Case ID: ad_233/html/0508-01.html
Source: Caselaw Access Project
Author: {"author": "Hill, J.", "license": "Public Domain", "url": "https://static.case.law/"}
Date Created: 2024-08-24T03:29:51.129683

Helen Ouderkirk, as Administratrix, etc., of Isabel Bishop, Deceased, Appellant, v. Boston and Maine Railroad, Respondent. Charlotte Bishop, an Infant, by Helen Ouderkirk, Her Guardian ad Litem, Appellant, v. Boston and Maine Railroad, Respondent. Adelaide Cramer, as Administratrix, etc., of George Bishop, Deceased, Appellant, v. Boston and Maine Railroad, Respondent.
    Third Department,
    November 25, 1931.
    
      
      Myers & Searle [John W. Searle of counsel], for the appellant Helen Ouderkirk, as administratrix, etc., and for the appellant Charlotte Bishop, an infant, etc.
    
      Mathias P. Poersch, for the appellant Adelaide Cramer, as administratrix, etc.
    
      Jarvis P. O’Brien, for the respondent.
   Hill, J.

The plaintiffs in these three actions tried together have appealed from judgments dismissing the complaints entered upon the verdict of the jury. The two intestates, husband and wife, and their baby, the infant plaintiff, were riding southerly in an automobile which collided with a locomotive shortly after midnight, November 24, 1929, at a grade crossing near Schenectady. The locomotive was running backwards in a westerly direction. The father and mother were killed and the infant received severe personal injuries.

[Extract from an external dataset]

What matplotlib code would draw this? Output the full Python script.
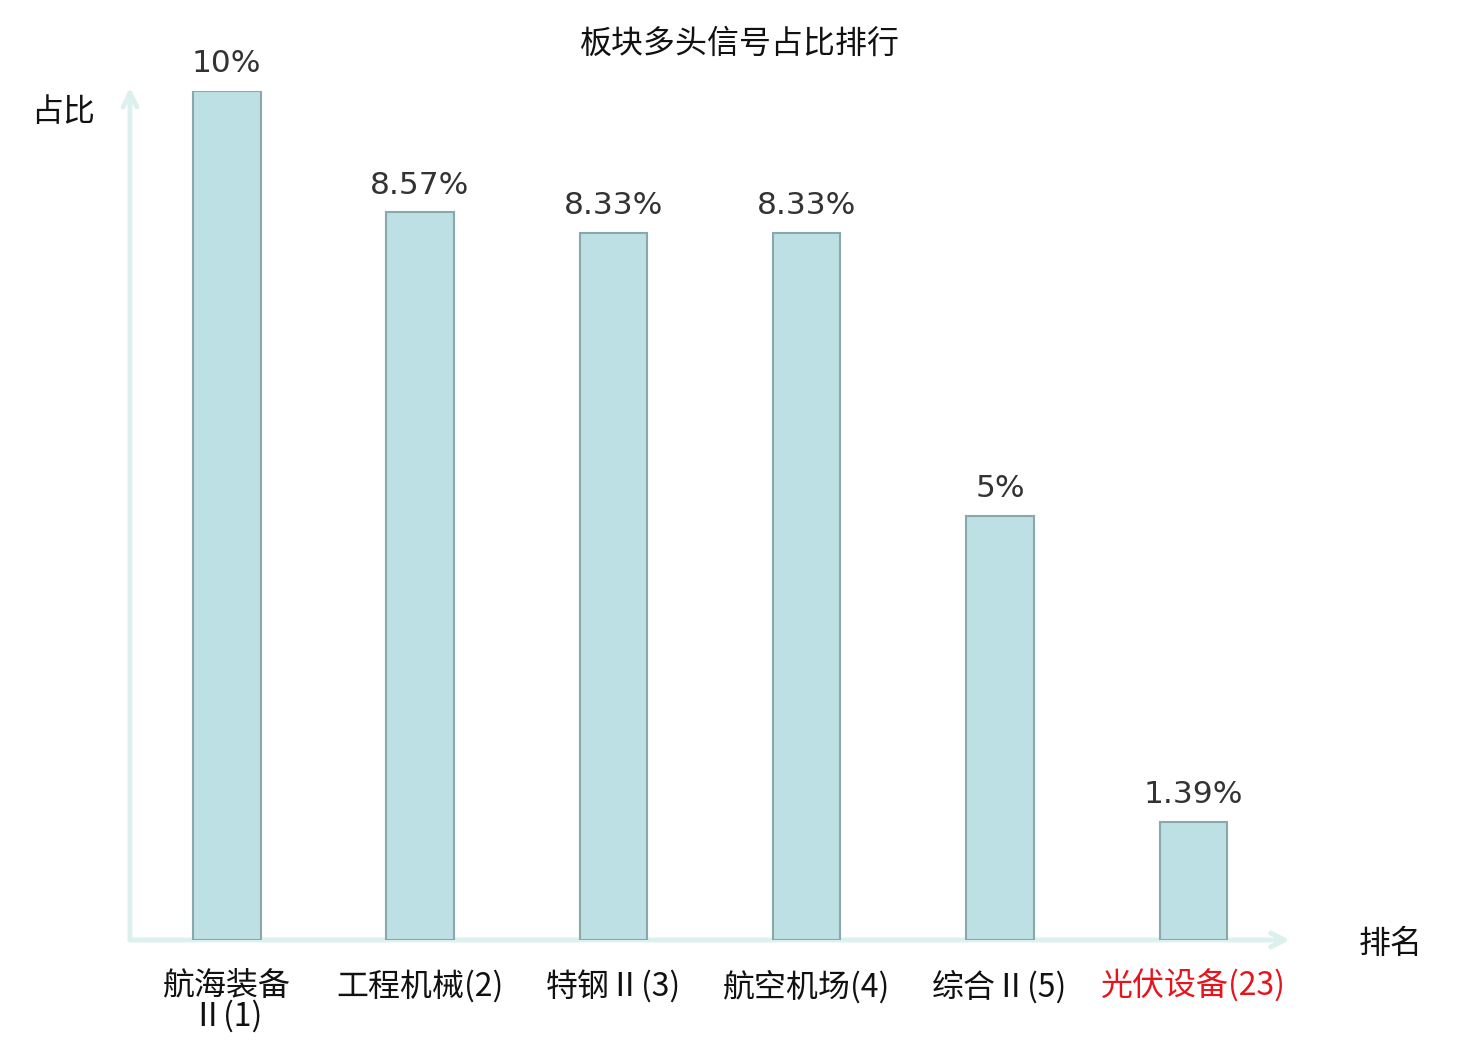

The negligence pleaded by the plaintiffs and litigated was the alleged failure to give warning signals by whistle and bell. In this connection the plaintiffs offered testimony tending to show that warning lights maintained at the crossing did not flash, and sought to show the speed at which the engine was traveling, as bearing upon the necessity for signals and the adequacy of any which the jury might find were given. The plaintiffs ask this court to exercise its discretion and reverse for errors in the exclusion of evidence and in the charge, most of which were not excepted to, arguing that a fair trial was not accorded them because of the errors.

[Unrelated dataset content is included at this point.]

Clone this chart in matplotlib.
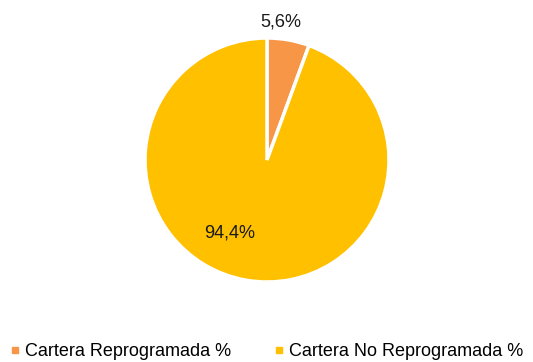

The trial judge correctly stated that negligence could not be predicated upon the speed at which the engine was moving when it approached and passed over the crossing, but this rule did not justify the exclusion of evidence which plaintiffs offered on speed, as speed is a circumstance which may be shown because of its bearing upon the adequacy of such signals as the jury might find were given. The witness' Mrs. Pahl should have been permitted to state where she saw the automobile standing because defendant had attempted, with some success, to discredit the evidence of plaintiffs’ witness Burchell that he was present at the scene of the accident and parked his automobile in the vicinity of Mrs. Pahl’s house. Burchell also gave testimony that the headlight was burning while the engine was moving, which was disputed by the train crew. Mrs. Pahl should have been permitted to state whether the engine was moving and the headlight lighted at the time she saw it. Plaintiffs’ counsel were not subject to criticism for proving on rebuttal the number of small lights on the engine tender, as this evidence was offered in answer to proof made by defendant. There was evidence that the father was driving the automobile. This would justify an inference that the infant under two years of age was in the immediate custody of the mother. The court charged that the negligence of both parents was imputable to the infant. This was error if the jury found that the mother was in personal charge of the infant plaintiff. (Hennessey v. Brooklyn City R. R. Co., 6 App. Div. 206; Lewin v. Lehigh Valley R. R. Co., 52 id. 69.)

The judgments should be reversed on the facts as a matter of discretion, and the case retried. (Haefeli v. Woodrich Engineering Co., 255 N. Y. 442; McKellar v. American Synthetic Dyes, 229 id. 106.)

All concur.

Judgments reversed on the facts and new trials granted, with costs in one action to the appellant to abide the event.